Key Takeaways for Managing a Boiling Liquid
- Monitor temperature and pressure with calibrated instruments suited to the liquid being heated.
- Adjust boiling point expectations for altitude or pressure changes in your environment.
- Match heater capacity to the required energy input to reach and maintain target conditions safely.
- Use anti-scaling treatments and regular cleaning to maintain heat transfer efficiency.
- Follow documented safety procedures, including pressure relief, ventilation, and personal protective equipment.
FAQ
Reader questions
Why does my water boil at a lower temperature at high altitude?
At higher altitude, atmospheric pressure is lower, so water reaches vapor pressure equilibrium at a lower temperature, reducing the boiling point by roughly 1 °C for every 300 meters of elevation.

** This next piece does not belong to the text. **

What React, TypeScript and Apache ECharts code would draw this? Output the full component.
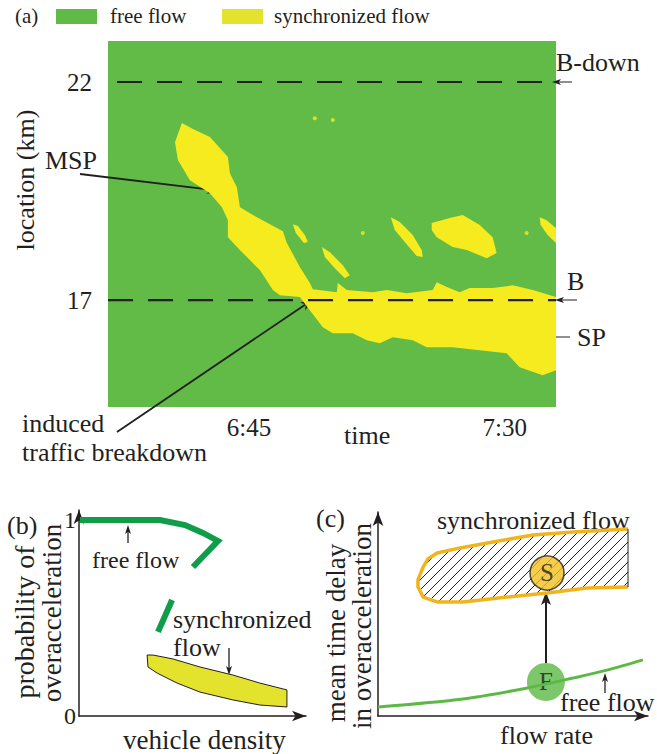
import React, { useEffect, useRef } from 'react';
import * as echarts from 'echarts';

// ---------- panel (a): spatiotemporal diagram ----------
const timeDomain = [20.2, 99]; // minutes after 6:00
const locationDomain = [14.55, 22.94]; // km
const timeTickValues = [45, 90];
const timeTickLabels = ['6:45', '7:30'];
const locationTickValues = [17, 22];
const locationTickLabels = ['17', '22'];
const bottleneckB = 17;
const bottleneckBDown = 22;

// yellow synchronized-flow patches [time(min after 6:00), location(km)]
const mspAndSp = [
  [33.2, 21.06], [35.14, 20.92], [38.13, 20.74], [41.29, 20.28], [41.64, 19.91], [42.87, 19.59],
  [43.4, 19.13], [46.39, 18.9], [50.96, 18.58], [51.66, 18.31], [53.94, 17.76], [55.7, 17.39],
  [56.23, 17.25], [60.45, 17.18], [60.62, 17.39], [62.2, 17.23], [66.77, 17.18], [69.23, 17.23],
  [72.75, 17.16], [77.32, 17.23], [78.02, 17.41], [79.78, 17.3], [82.06, 17.18], [83.82, 17.28],
  [87.86, 17.28], [90.32, 17.32], [91.38, 17.34], [94.89, 17.23], [99, 17.07],
  [99, 15.39], [96.65, 15.28], [92.61, 15.46], [90.32, 15.78], [85.58, 15.85], [80.83, 15.92],
  [76.26, 15.92], [73.8, 16.08], [70.29, 16.15], [68.0, 16.01], [65.72, 16.08], [63.26, 16.24],
  [59.74, 16.24], [57.99, 16.38], [55.7, 16.77], [53.94, 17.07],
  [50.43, 17.11], [49.2, 17.23], [46.91, 17.69], [43.4, 18.15], [41.29, 18.44], [41.29, 18.83],
  [40.24, 19.13], [38.13, 19.45], [34.61, 19.75], [32.5, 20.21], [31.98, 20.62],
];
const island1 = [[52.71, 18.74], [53.59, 18.7], [54.82, 18.49], [55.35, 18.33], [54.65, 18.31], [53.24, 18.54]];
const island2 = [[57.81, 18.22], [59.22, 18.1], [61.5, 17.8], [62.73, 17.57], [61.85, 17.5], [60.1, 17.73], [58.34, 17.99]];
const island3 = [[69.94, 18.9], [71.52, 18.79], [73.8, 18.49], [75.38, 18.15], [75.56, 17.99], [74.51, 18.01], [72.4, 18.33], [70.64, 18.61]];
const island4 = [
  [77.14, 18.77], [80.31, 18.88], [82.59, 18.95], [85.58, 18.72], [87.86, 18.44], [88.56, 18.08],
  [86.81, 17.96], [83.29, 18.15], [80.83, 18.22], [78.02, 18.44], [77.14, 18.61],
];
const island5 = [[96.13, 18.9], [97.35, 18.83], [99, 18.65], [99, 18.31], [97.53, 18.49], [96.3, 18.72]];
const syncPatches = [mspAndSp, island1, island2, island3, island4, island5];
const syncSpecks = [[56.58, 21.17], [59.74, 21.13], [65.02, 18.54], [93.84, 18.54]];

// ---------- panel (b): probability of overacceleration vs density ----------
const freeFlowUpper = [[0.004, 1.0], [0.357, 1.0], [0.467, 0.974], [0.546, 0.934], [0.612, 0.893], [0.502, 0.76]];
const freeFlowLower = [[0.41, 0.592], [0.348, 0.429]];
const syncBandB = [
  [0.3, 0.311], [0.304, 0.25], [0.344, 0.219], [0.432, 0.168], [0.533, 0.122], [0.678, 0.082],
  [0.797, 0.056], [0.916, 0.046], [0.916, 0.133], [0.797, 0.168], [0.678, 0.209], [0.533, 0.25],
  [0.414, 0.291], [0.326, 0.311],
];

// ---------- panel (c): mean time delay vs flow rate ----------
const freeFlowC = [[0, 0.044], [0.315, 0.083], [0.552, 0.137], [0.722, 0.186], [0.848, 0.225], [0.981, 0.275]];
const syncRegionC = [
  [0.926, 0.917], [0.722, 0.902], [0.574, 0.887], [0.426, 0.853], [0.304, 0.824], [0.219, 0.799],
  [0.185, 0.77], [0.167, 0.73], [0.148, 0.667], [0.148, 0.632], [0.167, 0.583], [0.219, 0.559],
  [0.315, 0.559], [0.478, 0.583], [0.626, 0.603], [0.774, 0.627], [0.926, 0.632],
];
const stateS = [0.626, 0.701];
const stateF = [0.622, 0.167];

const FONT = '"Liberation Serif", "Times New Roman", serif';
const INK = '#231f20';
const FREE_GREEN = '#62bb47';
const SYNC_YELLOW = '#f6eb1f';
const LEGEND_YELLOW = '#e3e22c';
const DARK_GREEN = '#0f9d4a';
const ORANGE = '#f1b51c';

function txt(text: string, x: number, y: number, size: number, rot = 0, align = 'left') {
  return {
    type: 'text',
    x,
    y,
    rotation: rot,
    silent: true,
    style: { text, font: `${size}px ${FONT}`, fontFamily: FONT, fontSize: size, fill: INK, align, verticalAlign: 'middle' },
  };
}

function arrow(x1: number, y1: number, x2: number, y2: number, w = 1.5, hl = 14, hw = 8) {
  const dx = x2 - x1;
  const dy = y2 - y1;
  const L = Math.hypot(dx, dy);
  const ux = dx / L;
  const uy = dy / L;
  const bx = x2 - ux * hl;
  const by = y2 - uy * hl;
  const px = -uy;
  const py = ux;
  return [
    { type: 'line', silent: true, shape: { x1, y1, x2: bx + ux * 3, y2: by + uy * 3 }, style: { stroke: INK, lineWidth: w } },
    {
      type: 'polygon',
      silent: true,
      shape: {
        points: [
          [x2, y2],
          [bx + (px * hw) / 2, by + (py * hw) / 2],
          [bx + ux * hl * 0.25, by + uy * hl * 0.25],
          [bx - (px * hw) / 2, by - (py * hw) / 2],
        ],
      },
      style: { fill: INK },
    },
  ];
}

function makeHatch() {
  const c = document.createElement('canvas');
  c.width = 10;
  c.height = 10;
  const ctx = c.getContext('2d')!;
  ctx.strokeStyle = '#231f20';
  ctx.lineWidth = 1;
  ctx.beginPath();
  ctx.moveTo(0, 10); ctx.lineTo(10, 0);
  ctx.moveTo(-5, 5); ctx.lineTo(5, -5);
  ctx.moveTo(5, 15); ctx.lineTo(15, 5);
  ctx.stroke();
  return c;
}

export default function App() {
  const ref = useRef<HTMLDivElement>(null);
  useEffect(() => {
    if (!ref.current) return;
    const chart = echarts.init(ref.current, null, { renderer: 'svg' });
    const hatch = makeHatch();
    const arrowAxis = {
      show: true,
      symbol: ['none', 'arrow'],
      symbolSize: [8, 14],
      lineStyle: { color: INK, width: 1.5 },
    };
    const option: any = {
      animation: false,
      textStyle: { fontFamily: FONT },
      grid: [
        { left: 108, top: 41, width: 448, height: 366, show: true, backgroundColor: FREE_GREEN, borderWidth: 0 },
        { left: 79, top: 510, width: 227, height: 206 },
        { left: 378, top: 512, width: 270, height: 204 },
      ],
      xAxis: [
        {
          gridIndex: 0, type: 'value', min: timeDomain[0], max: timeDomain[1],
          axisLine: { show: false }, axisTick: { show: false }, splitLine: { show: false },
          axisLabel: {
            customValues: timeTickValues,
            formatter: (v: number) => timeTickLabels[timeTickValues.indexOf(v)] ?? '',
            fontFamily: FONT, fontSize: 25, color: INK, margin: 8,
          },
        },
        { gridIndex: 1, type: 'value', min: 0, max: 1, axisLine: arrowAxis, axisTick: { show: false }, axisLabel: { show: false }, splitLine: { show: false } },
        { gridIndex: 2, type: 'value', min: 0, max: 1, axisLine: arrowAxis, axisTick: { show: false }, axisLabel: { show: false }, splitLine: { show: false } },
      ],
      yAxis: [
        {
          gridIndex: 0, type: 'value', min: locationDomain[0], max: locationDomain[1],
          axisLine: { show: false }, axisTick: { show: false }, splitLine: { show: false },
          axisLabel: {
            customValues: locationTickValues,
            formatter: (v: number) => locationTickLabels[locationTickValues.indexOf(v)] ?? '',
            fontFamily: FONT, fontSize: 25, color: INK, margin: 16,
          },
        },
        {
          gridIndex: 1, type: 'value', min: 0, max: 1.051, axisLine: arrowAxis, axisTick: { show: false }, splitLine: { show: false },
          axisLabel: { customValues: [0, 1], fontFamily: FONT, fontSize: 24, color: INK, margin: 3 },
        },
        { gridIndex: 2, type: 'value', min: 0, max: 1, axisLine: arrowAxis, axisTick: { show: false }, axisLabel: { show: false }, splitLine: { show: false } },
      ],
      series: [
        {
          type: 'custom', name: 'synchronized flow', xAxisIndex: 0, yAxisIndex: 0, silent: true,
          data: syncPatches.map((p) => p[0]),
          renderItem: (params: any, api: any) => ({
            type: 'polygon',
            shape: { points: syncPatches[params.dataIndex].map((pt) => api.coord(pt)) },
            style: { fill: SYNC_YELLOW },
          }),
        },
        {
          type: 'scatter', xAxisIndex: 0, yAxisIndex: 0, silent: true, symbol: 'circle', symbolSize: 4,
          itemStyle: { color: SYNC_YELLOW }, data: syncSpecks,
        },
        {
          type: 'line', xAxisIndex: 0, yAxisIndex: 0, silent: true, symbol: 'none',
          lineStyle: { color: INK, width: 2.2, type: [25, 15] },
          data: [[21.8, bottleneckBDown], [timeDomain[1], bottleneckBDown]],
        },
        {
          type: 'line', xAxisIndex: 0, yAxisIndex: 0, silent: true, symbol: 'none',
          lineStyle: { color: INK, width: 2.2, type: [25, 15] },
          data: [[timeDomain[0], bottleneckB], [timeDomain[1], bottleneckB]],
        },
        {
          type: 'line', xAxisIndex: 1, yAxisIndex: 1, silent: true, symbol: 'none',
          lineStyle: { color: DARK_GREEN, width: 6, cap: 'butt', join: 'miter' },
          data: freeFlowUpper,
        },
        {
          type: 'line', xAxisIndex: 1, yAxisIndex: 1, silent: true, symbol: 'none',
          lineStyle: { color: DARK_GREEN, width: 6, cap: 'butt' },
          data: freeFlowLower,
        },
        {
          type: 'custom', xAxisIndex: 1, yAxisIndex: 1, silent: true,
          data: [syncBandB[0]],
          renderItem: (params: any, api: any) => ({
            type: 'polygon',
            shape: { points: syncBandB.map((pt) => api.coord(pt)) },
            style: { fill: LEGEND_YELLOW, stroke: INK, lineWidth: 1 },
          }),
        },
        {
          type: 'custom', xAxisIndex: 2, yAxisIndex: 2, silent: true,
          data: [syncRegionC[0]],
          renderItem: (params: any, api: any) => {
            const pts = syncRegionC.map((pt) => api.coord(pt));
            const last = pts[pts.length - 1];
            return {
              type: 'group',
              children: [
                { type: 'polygon', shape: { points: pts }, style: { fill: { image: hatch, repeat: 'repeat' } } },
                { type: 'polyline', shape: { points: pts }, style: { stroke: ORANGE, lineWidth: 3.5, fill: null, lineJoin: 'round' } },
                { type: 'line', shape: { x1: pts[0][0], y1: pts[0][1], x2: last[0], y2: last[1] }, style: { stroke: INK, lineWidth: 1 } },
              ],
            };
          },
        },
        {
          type: 'line', xAxisIndex: 2, yAxisIndex: 2, silent: true, symbol: 'none', smooth: 0.3,
          lineStyle: { color: '#5cb946', width: 3 },
          data: freeFlowC,
        },
        {
          type: 'scatter', xAxisIndex: 2, yAxisIndex: 2, silent: true,
          data: [
            { value: stateS, name: 'S', symbolSize: 34, itemStyle: { color: '#f4c01e', borderColor: INK, borderWidth: 1.5 } },
            { value: stateF, name: 'F', symbolSize: 38, itemStyle: { color: '#5cb946' } },
          ],
          label: { show: true, position: 'inside', formatter: '{b}', fontFamily: FONT, fontSize: 25, color: INK },
        },
      ],
      graphic: {
        elements: [
          txt('(a)', 15, 16, 21),
          { type: 'rect', silent: true, shape: { x: 56, y: 9, width: 41, height: 15 }, style: { fill: '#62ba46' } },
          txt('free flow', 110, 16, 21),
          { type: 'rect', silent: true, shape: { x: 222, y: 9, width: 41, height: 15 }, style: { fill: LEGEND_YELLOW } },
          txt('synchronized flow', 274, 16, 21),
          txt('location (km)', 25, 180, 26, Math.PI / 2, 'center'),
          txt('MSP', 45, 160, 26),
          txt('B-down', 556, 62, 26),
          txt('B', 567, 281, 26),
          txt('SP', 577, 337, 26),
          txt('induced', 22, 423, 26),
          txt('traffic breakdown', 22, 452, 26),
          txt('time', 344, 435, 26),
          ...arrow(80, 174, 222, 191, 1.8, 15, 9),
          ...arrow(117, 432, 315, 298, 1.8, 15, 9),
          ...arrow(572, 82, 552, 82, 1, 9, 6),
          ...arrow(577, 300, 555, 300, 1, 9, 6),
          ...arrow(570, 337, 521, 337, 1, 9, 6),
          // panel (b)
          txt('(b)', 7, 525, 26),
          txt('probability of', 24, 622, 28, Math.PI / 2, 'center'),
          txt('overacceleration', 52, 613, 27, Math.PI / 2, 'center'),
          txt('free flow', 92, 560, 24),
          ...arrow(128, 543, 128, 525, 1.3, 9, 6),
          txt('synchronized', 173, 619, 26),
          txt('flow', 173, 647, 26),
          ...arrow(229, 648, 229, 675, 1.3, 9, 6),
          txt('vehicle density', 123, 740, 27),
          // panel (c)
          txt('(c)', 316, 518, 26),
          txt('mean time delay', 336, 633, 27, Math.PI / 2, 'center'),
          txt('in overacceleration', 362, 626, 27, Math.PI / 2, 'center'),
          txt('synchronized flow', 437, 520, 26),
          txt('free flow', 560, 702, 26),
          ...arrow(605, 693, 605, 673, 1.3, 9, 6),
          ...arrow(546, 663, 546, 592, 2, 13, 10),
          txt('flow rate', 500, 735, 26),
        ],
      },
    };
    chart.setOption(option);
    return () => chart.dispose();
  }, []);
  return <div ref={ref} style={{ position: 'absolute', left: 0, top: 0, width: 657, height: 754 }} />;
}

Can adding salt make a boiling liquid hotter than pure water?
Dissolving salt in water raises the boiling point slightly through boiling point elevation, so the mixture boils at a temperature marginally above 100 °C under the same pressure.
What happens to dissolved gases when a liquid starts to boil?
Heating reduces gas solubility, causing dissolved air and other gases to form bubbles that escape, which is why pre-boiling water often releases streams of vapor before reaching the boiling point.
Why do some liquids boil violently and others simmer smoothly?
Superheating, container surface, and heating rate influence bubble nucleation; smooth simmering usually means steady bubble formation, while violent boiling indicates rapid, uneven energy input.